Skip site navigation (1)Skip section navigation (2)
Date:      Sun, 28 Jul 1996 20:09:59 +0000 ()
From:      James Raynard <fqueries@jraynard.demon.co.uk>
To:        "Keith Beattie[SFSU Student]" <beattie@george.lbl.gov>
Cc:        questions@freebsd.org
Subject:   Re: vnode_pager_input: I/O read error
Message-ID:  <199607282009.UAA02702@jraynard.demon.co.uk>
In-Reply-To: <199607271929.MAA09047@george.lbl.gov> from "Keith Beattie[SFSU Student]" at Jul 27, 96 12:29:37 pm

next in thread | previous in thread | raw e-mail | index | archive | help
> 
> Things are getting worse.  When I boot, fsck fails and running it
> manually it succeds on my first ide drive (the one with / on it) but
> then while checking my SCSI drive it dies from a sig 8:
> 
> --- manual fsck run ---
> *** /dev/rsd0s1e
> BAD SUPERBLOCK: VALUES IN SUPERBLOCK DISAGREE WITH THOSE IN FIRST ALTERNATE
> pid 13: fsck: uid 0: exited on signal 8
> floating exception
> --- manual fsck run ---
> 
> I tried it several times and it always dies the same way.
 
Hmm. Signal 8 is SIGFPE (floating point exception).  This could
just be as simple as fsck trying to divide something by zero.
 
> I don't have any spare ones.  I'd just have to remove one bank at a
> time.  But are sig 8's indicative of bad SIMMs?

Not that I know of.  I would have thought this indicated some
kind of motherboard problem, at a guess - or maybe the filesystem
on /dev/rsd0s1e has been trashed beyond fsck's ability to repair it.

> I *need* this to be a software problem, I can spare the time to
> reformat/reintsall/whatever, new hardware is a different story...

I would certainly try installing from scratch again.  

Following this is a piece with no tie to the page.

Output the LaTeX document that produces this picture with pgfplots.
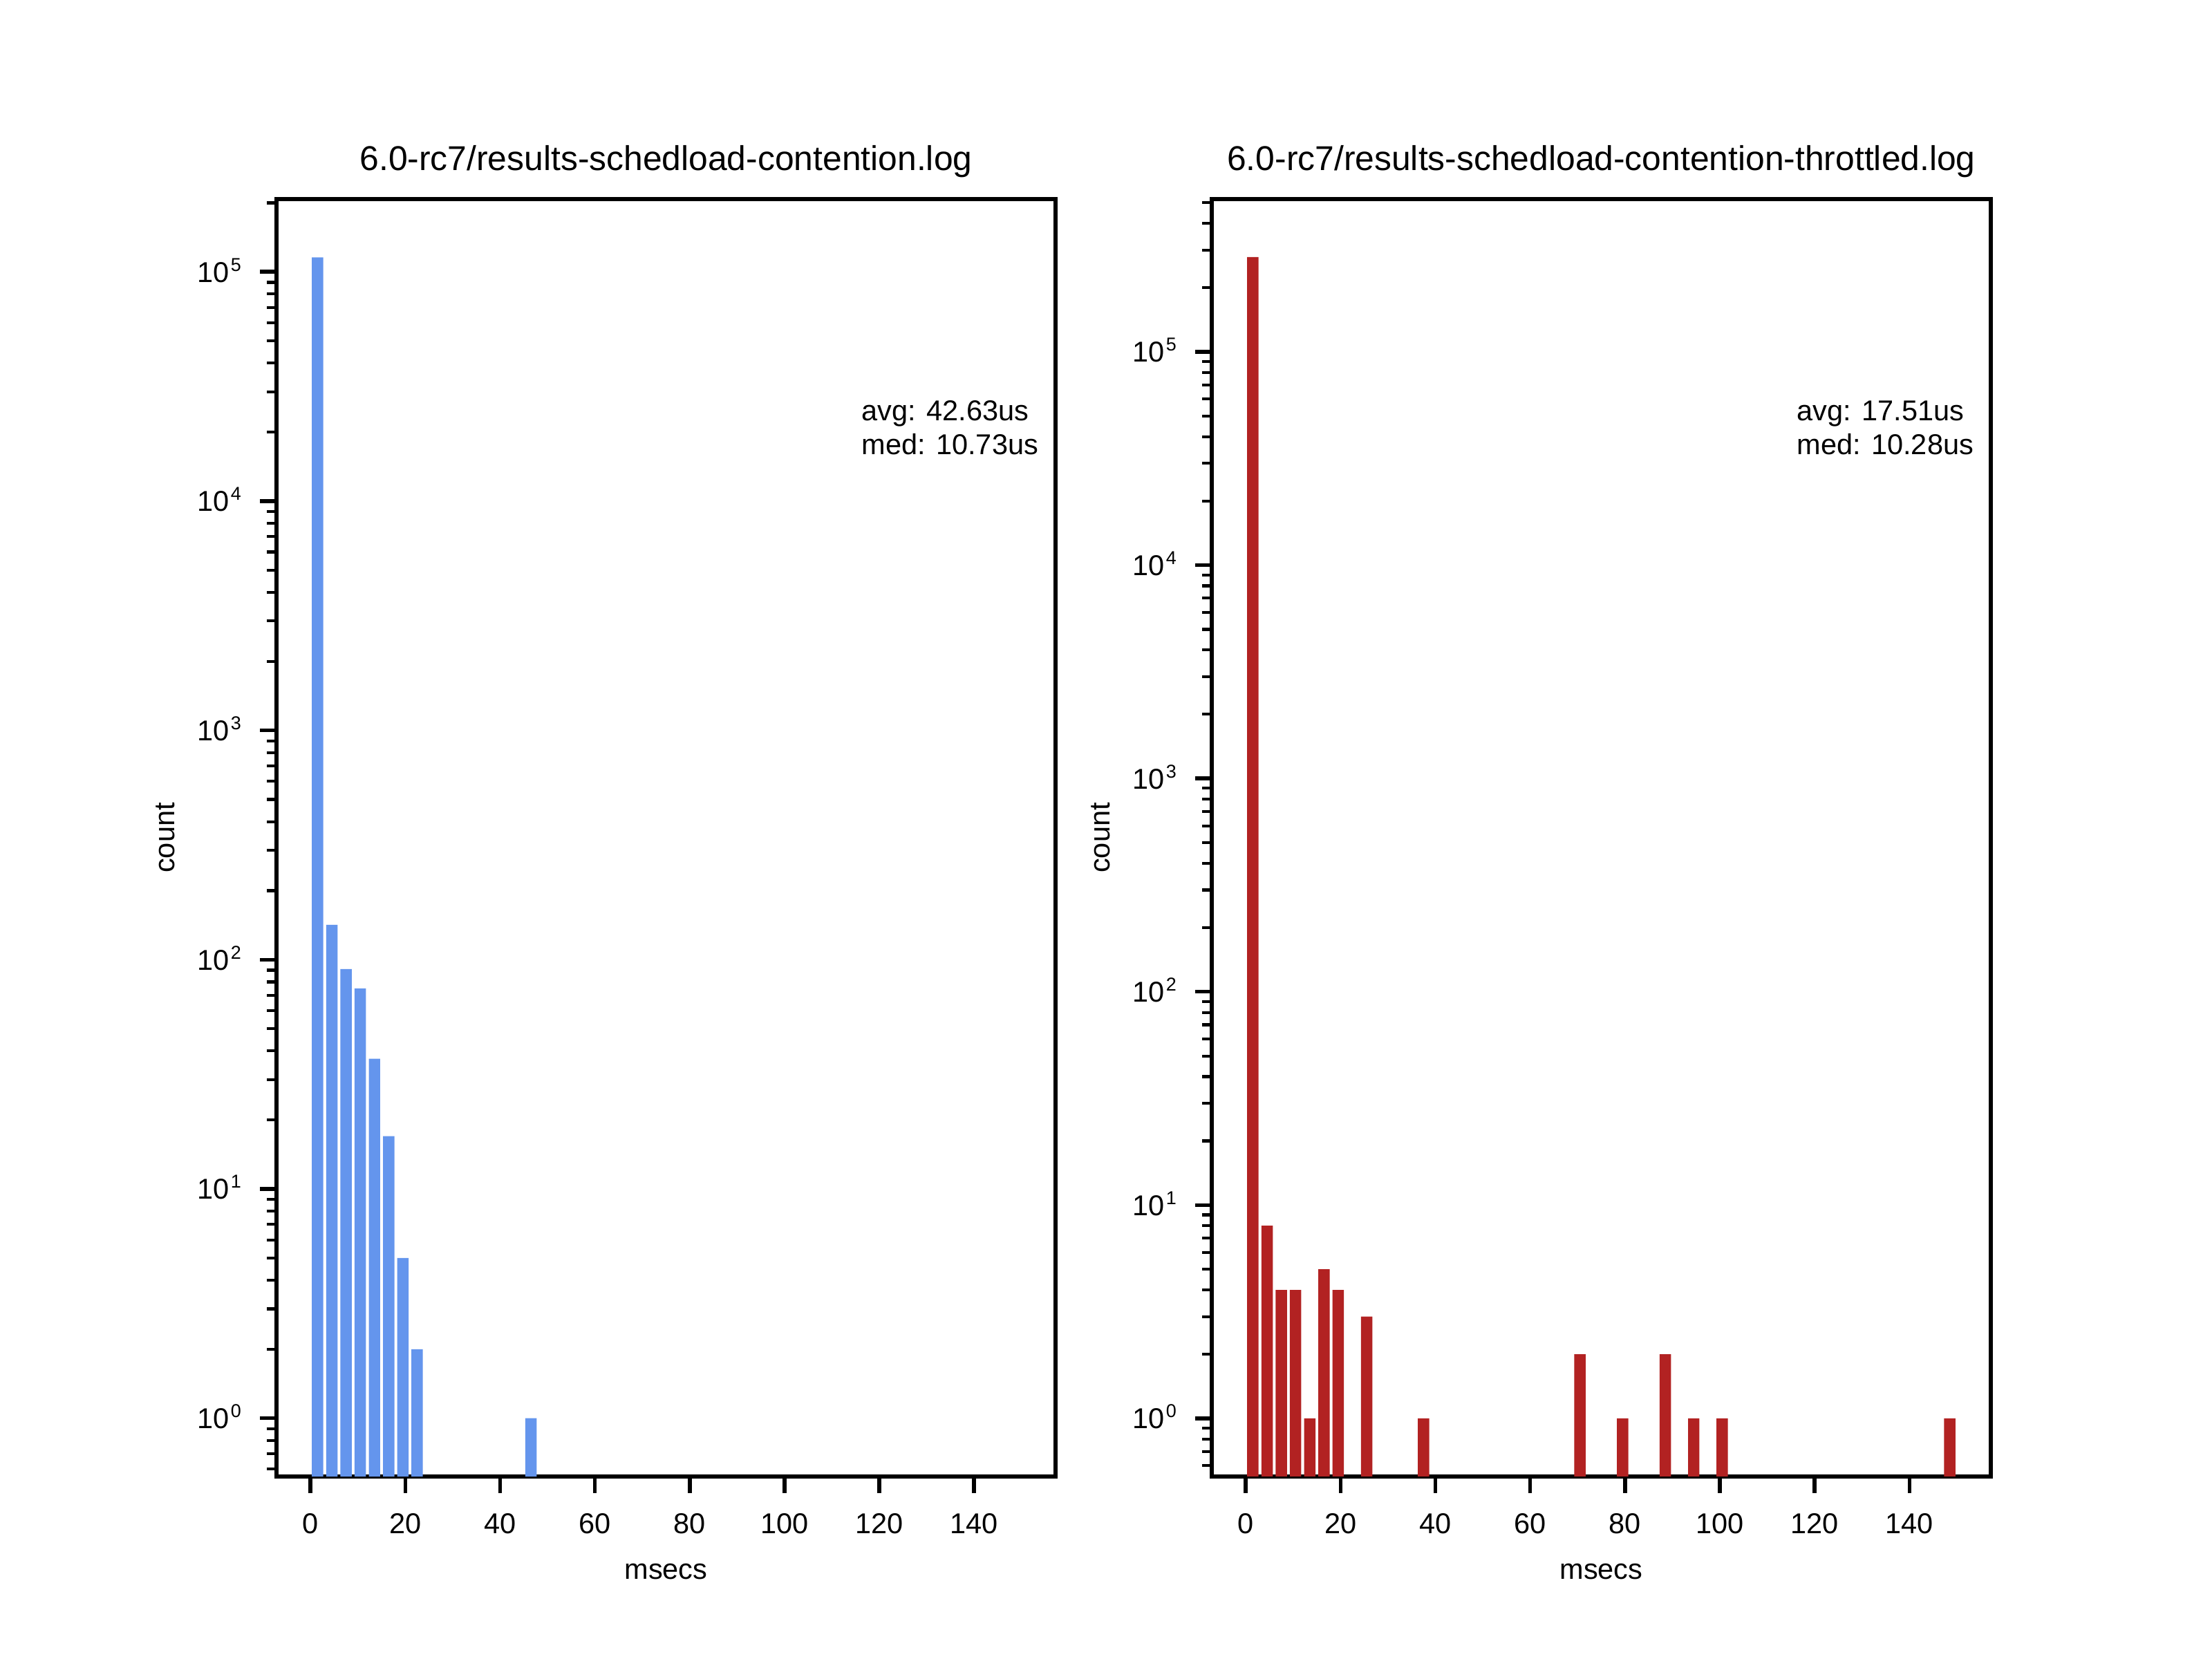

Let's try and be more positive about the hardware possibilities - 
maybe your cache settings are a bit too aggressive, in which case 
it's worth tweaking about with the BIOS settings (after making a 
note of them, of course).

Or you may have an overheating CPU - try taking the case off the 
machine, or switching on the CPU fan if you have one.  Also, it 
has been known for unscrupulous vendors to try and pass off
CPUs as being higher-rated than they really are (eg selling P90's
as P100's).  FreeBSD prints out the true CPU speed when it boots.